We are addicts.  We have become addicted to college football, and my own behavior on Saturday demonstrated it.  Like someone addicted to alcohol who finds a way to justify one drink at a social gathering or someone addicted to gambling who starts drawing distinctions between gambling for money and gambling without money, I was already on the first Saturday of the college football season looking for ways to skirt my own commitment to quit the habit.  And as many an addiction program will tell us, the first step in solving a problem is admitting you have a problem.
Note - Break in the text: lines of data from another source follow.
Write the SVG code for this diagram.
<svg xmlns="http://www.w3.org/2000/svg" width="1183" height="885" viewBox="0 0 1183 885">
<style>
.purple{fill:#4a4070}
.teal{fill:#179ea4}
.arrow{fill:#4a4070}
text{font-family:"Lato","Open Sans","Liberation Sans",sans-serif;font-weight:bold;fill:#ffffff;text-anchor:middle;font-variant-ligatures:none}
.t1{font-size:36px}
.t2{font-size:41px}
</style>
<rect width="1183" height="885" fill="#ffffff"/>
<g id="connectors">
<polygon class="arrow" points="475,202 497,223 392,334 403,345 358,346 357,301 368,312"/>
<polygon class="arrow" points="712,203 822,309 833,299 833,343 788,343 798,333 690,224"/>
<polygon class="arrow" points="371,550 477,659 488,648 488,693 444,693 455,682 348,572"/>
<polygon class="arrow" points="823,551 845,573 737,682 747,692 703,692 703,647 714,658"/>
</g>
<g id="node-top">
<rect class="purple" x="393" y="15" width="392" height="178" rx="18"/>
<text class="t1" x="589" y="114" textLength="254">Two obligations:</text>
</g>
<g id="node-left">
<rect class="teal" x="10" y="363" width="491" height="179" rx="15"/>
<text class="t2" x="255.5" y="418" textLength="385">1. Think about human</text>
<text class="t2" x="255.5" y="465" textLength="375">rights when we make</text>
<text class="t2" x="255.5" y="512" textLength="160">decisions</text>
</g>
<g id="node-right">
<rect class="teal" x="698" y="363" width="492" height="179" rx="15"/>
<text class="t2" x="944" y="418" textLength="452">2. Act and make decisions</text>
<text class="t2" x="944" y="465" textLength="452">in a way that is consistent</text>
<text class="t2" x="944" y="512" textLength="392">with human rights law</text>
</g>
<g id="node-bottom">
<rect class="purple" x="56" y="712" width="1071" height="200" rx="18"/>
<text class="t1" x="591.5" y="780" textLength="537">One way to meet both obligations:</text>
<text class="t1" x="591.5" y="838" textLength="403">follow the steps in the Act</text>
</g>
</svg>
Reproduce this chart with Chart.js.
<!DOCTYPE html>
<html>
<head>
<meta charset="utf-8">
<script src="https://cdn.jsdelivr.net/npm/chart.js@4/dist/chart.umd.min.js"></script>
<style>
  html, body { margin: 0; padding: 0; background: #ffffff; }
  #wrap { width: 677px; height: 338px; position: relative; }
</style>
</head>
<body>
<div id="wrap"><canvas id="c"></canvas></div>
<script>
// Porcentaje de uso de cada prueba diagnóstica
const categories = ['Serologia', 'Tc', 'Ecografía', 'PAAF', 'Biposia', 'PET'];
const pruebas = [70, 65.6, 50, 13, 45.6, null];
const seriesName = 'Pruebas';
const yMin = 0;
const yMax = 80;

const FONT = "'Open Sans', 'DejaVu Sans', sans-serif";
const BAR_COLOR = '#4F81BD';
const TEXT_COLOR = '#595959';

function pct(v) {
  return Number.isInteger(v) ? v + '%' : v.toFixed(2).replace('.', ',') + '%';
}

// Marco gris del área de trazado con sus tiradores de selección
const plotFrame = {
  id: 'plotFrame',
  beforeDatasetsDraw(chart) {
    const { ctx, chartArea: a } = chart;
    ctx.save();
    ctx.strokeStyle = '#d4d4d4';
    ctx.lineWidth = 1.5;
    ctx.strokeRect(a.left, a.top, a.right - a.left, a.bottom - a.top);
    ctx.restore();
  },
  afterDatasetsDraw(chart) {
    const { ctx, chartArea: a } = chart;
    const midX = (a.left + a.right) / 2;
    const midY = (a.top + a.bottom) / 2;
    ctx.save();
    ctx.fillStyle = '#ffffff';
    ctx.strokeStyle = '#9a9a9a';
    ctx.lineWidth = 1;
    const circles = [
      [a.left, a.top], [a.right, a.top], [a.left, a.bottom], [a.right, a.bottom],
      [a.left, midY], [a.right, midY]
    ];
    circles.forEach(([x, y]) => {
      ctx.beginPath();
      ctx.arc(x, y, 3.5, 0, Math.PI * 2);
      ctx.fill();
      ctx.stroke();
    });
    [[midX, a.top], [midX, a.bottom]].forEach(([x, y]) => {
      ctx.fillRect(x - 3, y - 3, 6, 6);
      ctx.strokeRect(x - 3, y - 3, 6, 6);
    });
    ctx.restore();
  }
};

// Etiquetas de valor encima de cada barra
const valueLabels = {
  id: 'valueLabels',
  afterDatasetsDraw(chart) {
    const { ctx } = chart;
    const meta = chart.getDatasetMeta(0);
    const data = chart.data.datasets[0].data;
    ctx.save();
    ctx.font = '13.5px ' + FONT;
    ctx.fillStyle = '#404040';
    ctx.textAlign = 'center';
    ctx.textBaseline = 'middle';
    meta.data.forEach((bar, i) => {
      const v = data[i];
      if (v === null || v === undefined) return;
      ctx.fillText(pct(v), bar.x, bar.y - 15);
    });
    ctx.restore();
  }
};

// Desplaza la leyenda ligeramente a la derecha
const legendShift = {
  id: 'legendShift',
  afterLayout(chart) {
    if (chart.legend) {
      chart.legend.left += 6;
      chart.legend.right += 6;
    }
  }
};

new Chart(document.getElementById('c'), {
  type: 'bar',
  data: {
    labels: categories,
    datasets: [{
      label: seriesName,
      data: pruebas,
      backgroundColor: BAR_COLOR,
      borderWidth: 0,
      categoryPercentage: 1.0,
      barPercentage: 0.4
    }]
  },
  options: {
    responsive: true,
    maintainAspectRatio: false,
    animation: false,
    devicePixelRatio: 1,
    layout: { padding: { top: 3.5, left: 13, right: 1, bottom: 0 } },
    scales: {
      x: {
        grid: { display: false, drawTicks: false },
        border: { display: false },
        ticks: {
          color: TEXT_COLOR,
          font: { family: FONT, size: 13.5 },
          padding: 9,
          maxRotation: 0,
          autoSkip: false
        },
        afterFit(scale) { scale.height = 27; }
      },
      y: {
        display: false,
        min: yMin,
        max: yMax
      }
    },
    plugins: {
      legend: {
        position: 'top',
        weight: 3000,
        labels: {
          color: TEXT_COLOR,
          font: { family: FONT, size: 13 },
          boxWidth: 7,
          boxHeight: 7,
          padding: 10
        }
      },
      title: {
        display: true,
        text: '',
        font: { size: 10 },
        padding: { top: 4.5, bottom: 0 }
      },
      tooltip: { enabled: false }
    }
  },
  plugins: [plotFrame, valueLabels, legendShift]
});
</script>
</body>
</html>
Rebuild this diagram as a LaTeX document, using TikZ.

A major reason why college football is able to keep driving the ship at universities around the country is because so many of us have a problem.  We've become addicted to it.  We spend gobs of money on it, we spend considerable time with it, and we allow it to have heavy influence on so many other parts of our lives.  In the name of this addiction, we justify all kinds of things that we really have no business justifying, from boys being abused at Penn State to allocation of financial resources away from academic programs to a bunch of other things along the way.  As I keep saying, this is a matter of priorities, and like an individual, when a society is addicted, its priorities are out of whack.

I learned this opening college football weekend a little more about the depths to which my priorities have been out of whack.  I was then reminded in the story on usatoday.com how widespread those misplaced priorities are.  I largely made it through the first few days of the college football season with my commitment not to follow the sport intact, yet the ways in which I circumvented that commitment are deeply telling.  I have work to do to relinquish college football's hold on me, and I feel pretty sure that I'm far from alone.